The infusion unit, with 10 beds and 14 chairs, has approximately 2,000 visits monthly and continues to grow. "We had all these patients coming in at the same time, and we were seeing horrifically long waits. I didn’t know what to do about it," she said.

Since the patients receiving pamidronate were occupying chairs for 2 hours, Ms. LaFrancesca and her staff came up with an idea: If the first dose of pamidronate was tolerated without difficulty, then on subsequent visits, patients could opt to have an ambulatory infusion pump and leave the infusion unit. In this way, the space could be used for another patient who required chemotherapy.

Patients getting pamidronate were good candidates for this idea for several reasons, she said. Approximately 140 patients each month were being treated with 2-hour infusions of pamidronate (280 infusion hours).

Many of these patients were asymptomatic. "They don’t feel sick, and they don’t want to sit in the infusion unit where they are exposed to patients who are sicker. It makes many of them unhappy," she said.

In terms of safety, she noted, patients tolerate the drug with little toxicity, and it does not have vesicant properties.

The infusion unit had already tried decreasing the infusion time of pamidronate from 2 hours to 1 hour, but found that the incidence of constitutional side effects and phlebitis increased with 1-hour infusions.

"We didn’t want to continue that practice. We felt uncomfortable about it. We wanted to continue the 2-hour practice, and so did the physicians. So we decided to try using a small ambulatory infusion pump in selected patients," she said.

Now, some of the patients who used to spend hours waiting for an infusion are going to their doctor’s appointment visit, having lunch, or taking a walk along the nearby Charles River with a 7-inch, 3-lb pump in their fanny pack or backpack, Ms. LaFrancesca told ONI.

"One of my patients would come in after work at 5 pm on a Friday evening. She’d get hooked up to her pamidronate infusion, and by the time she would arrive home, her infusion was finished. She learned how to flush her catheter and disconnect her pump, and would then mail the pump back to us."

At the beginning, some of the nurses in the unit resisted the idea, Ms. LaFrancesca said. "Some nurses thought that the hospital should just give us more space to treat our patients. The thought of an ambulatory pump did not feel patient focused," she said. However, she noted, other programs at the Massachusetts General Hospital, such as obstetrics and cardiology, are also growing and competing for the same limited space.

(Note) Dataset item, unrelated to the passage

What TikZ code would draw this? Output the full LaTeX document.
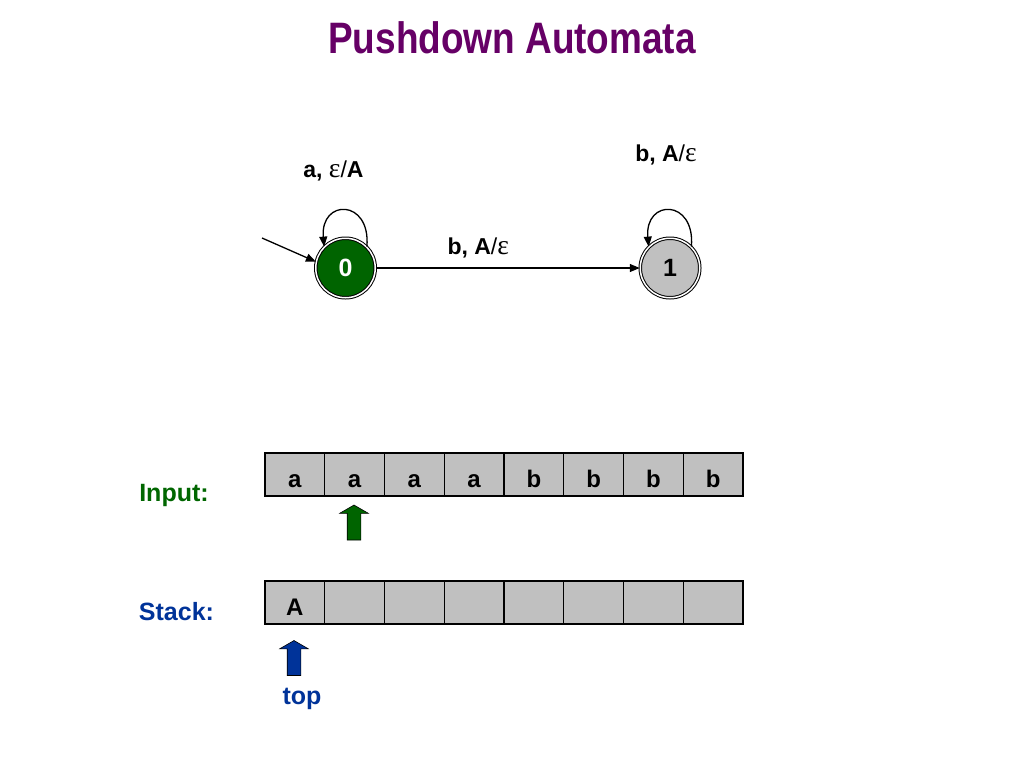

Fortunately, once the staff nurses who liked the idea involved their patients and spoke positively about it, "they converted the others," she said.

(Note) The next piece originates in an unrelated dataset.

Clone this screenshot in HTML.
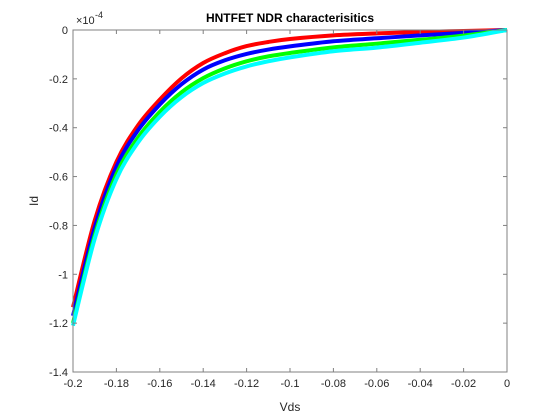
<!DOCTYPE html>
<html><head><meta charset="utf-8"><style>
body{margin:0;background:#fff;}
svg{display:block;font-family:"Liberation Sans",sans-serif;}
</style></head><body>
<svg id="chart" width="560" height="420">
<rect width="560" height="420" fill="#fff"/>
<g id="plot"></g>
</svg>
<script>
const xs = [-0.2,-0.19,-0.18,-0.17,-0.16,-0.15,-0.14,-0.13,-0.12,-0.11,-0.1,-0.08,-0.06,-0.04,-0.02,0];
const redVals   = [-1.135,-0.78,-0.54,-0.39,-0.285,-0.198,-0.135,-0.095,-0.066,-0.049,-0.037,-0.022,-0.014,-0.008,-0.004,0];
const blueVals  = [-1.17,-0.81,-0.56,-0.41,-0.305,-0.222,-0.162,-0.124,-0.098,-0.080,-0.067,-0.046,-0.034,-0.022,-0.012,0];
const greenVals = [-1.20,-0.84,-0.59,-0.44,-0.335,-0.255,-0.197,-0.157,-0.128,-0.108,-0.094,-0.071,-0.056,-0.04,-0.023,0];
const cyanVals  = [-1.21,-0.855,-0.61,-0.46,-0.355,-0.275,-0.217,-0.178,-0.149,-0.128,-0.112,-0.087,-0.072,-0.052,-0.031,0];
const seriesColors = ['#ff0000','#0000ff','#00ff00','#00ffff'];
const xTicks = [-0.2,-0.18,-0.16,-0.14,-0.12,-0.1,-0.08,-0.06,-0.04,-0.02,0];
const xTickLabels = ['-0.2','-0.18','-0.16','-0.14','-0.12','-0.1','-0.08','-0.06','-0.04','-0.02','0'];
const yTicks = [0,-0.2,-0.4,-0.6,-0.8,-1,-1.2,-1.4];
const yTickLabels = ['0','-0.2','-0.4','-0.6','-0.8','-1','-1.2','-1.4'];

const L=73,R=507,T=30,B=372;
const sx=v=>L+(v+0.2)/0.2*(R-L);
const sy=v=>T+(-v)/1.4*(B-T);
const NS='http://www.w3.org/2000/svg';
const g=document.getElementById('plot');
function mk(tag,attrs,text){const e=document.createElementNS(NS,tag);for(const k in attrs)e.setAttribute(k,attrs[k]);if(text!==undefined)e.textContent=text;g.appendChild(e);return e;}

[[redVals,'red'],[blueVals,'blue'],[greenVals,'green'],[cyanVals,'cyan']].forEach(([vals,nm],i)=>{
  const p=xs.map((x,j)=>[sx(x),sy(vals[j])]);
  let d='M'+p[0][0]+','+p[0][1];
  for(let j=0;j<p.length-1;j++){
    const p0=p[Math.max(0,j-1)],p1=p[j],p2=p[j+1],p3=p[Math.min(p.length-1,j+2)];
    const c1=[p1[0]+(p2[0]-p0[0])/6,p1[1]+(p2[1]-p0[1])/6];
    const c2=[p2[0]-(p3[0]-p1[0])/6,p2[1]-(p3[1]-p1[1])/6];
    d+=`C${c1[0]},${c1[1]} ${c2[0]},${c2[1]} ${p2[0]},${p2[1]}`;
  }
  const e=mk('path',{d:d,fill:'none',stroke:seriesColors[i],'stroke-width':4,'stroke-linejoin':'round'});
  
  
});

const box=mk('rect',{x:L,y:T,width:R-L,height:B-T,fill:'none',stroke:'#808080','stroke-width':1});



xTicks.forEach((v,i)=>{
  const x=sx(v);
  mk('line',{x1:x,x2:x,y1:B,y2:B-4,stroke:'#808080'});
  mk('line',{x1:x,x2:x,y1:T,y2:T+4,stroke:'#808080'});
  const t=mk('text',{x:x,y:B+15,'text-anchor':'middle','font-size':11,fill:'#262626'},xTickLabels[i]);
  
  
});
yTicks.forEach((v,i)=>{
  const y=sy(v);
  mk('line',{x1:L,x2:L+4,y1:y,y2:y,stroke:'#808080'});
  mk('line',{x1:R,x2:R-4,y1:y,y2:y,stroke:'#808080'});
  const t=mk('text',{x:L-5,y:y+4,'text-anchor':'end','font-size':11,fill:'#262626'},yTickLabels[i]);
  
  
});
const mult=mk('text',{x:76,y:24,'font-size':11,fill:'#262626'},'×10');


const ex=mk('text',{x:95,y:18,'font-size':9,fill:'#262626'},'-4');


const title=mk('text',{x:290,y:22,'text-anchor':'middle','font-size':12,'font-weight':'bold',fill:'#000'},'HNTFET NDR characterisitics');


const xl=mk('text',{x:290,y:411,'text-anchor':'middle','font-size':12,fill:'#262626'},'Vds');


const yl=mk('text',{x:0,y:0,'text-anchor':'middle','font-size':12,fill:'#262626',transform:'translate(38,201) rotate(-90)'},'Id');


</script>
</body></html>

In the initial pilot study, Ms. LaFrancesca and her colleagues calculated that the ambulatory infusion pump was used by 38% of patients, reserving 136 hours of infusion time/space for other patients. Today, that percentage is much larger. "Now, the staff have acclimated to the program because it has improved patient flow through the infusion unit and, more importantly, has resulted in increased patient satisfaction," she said.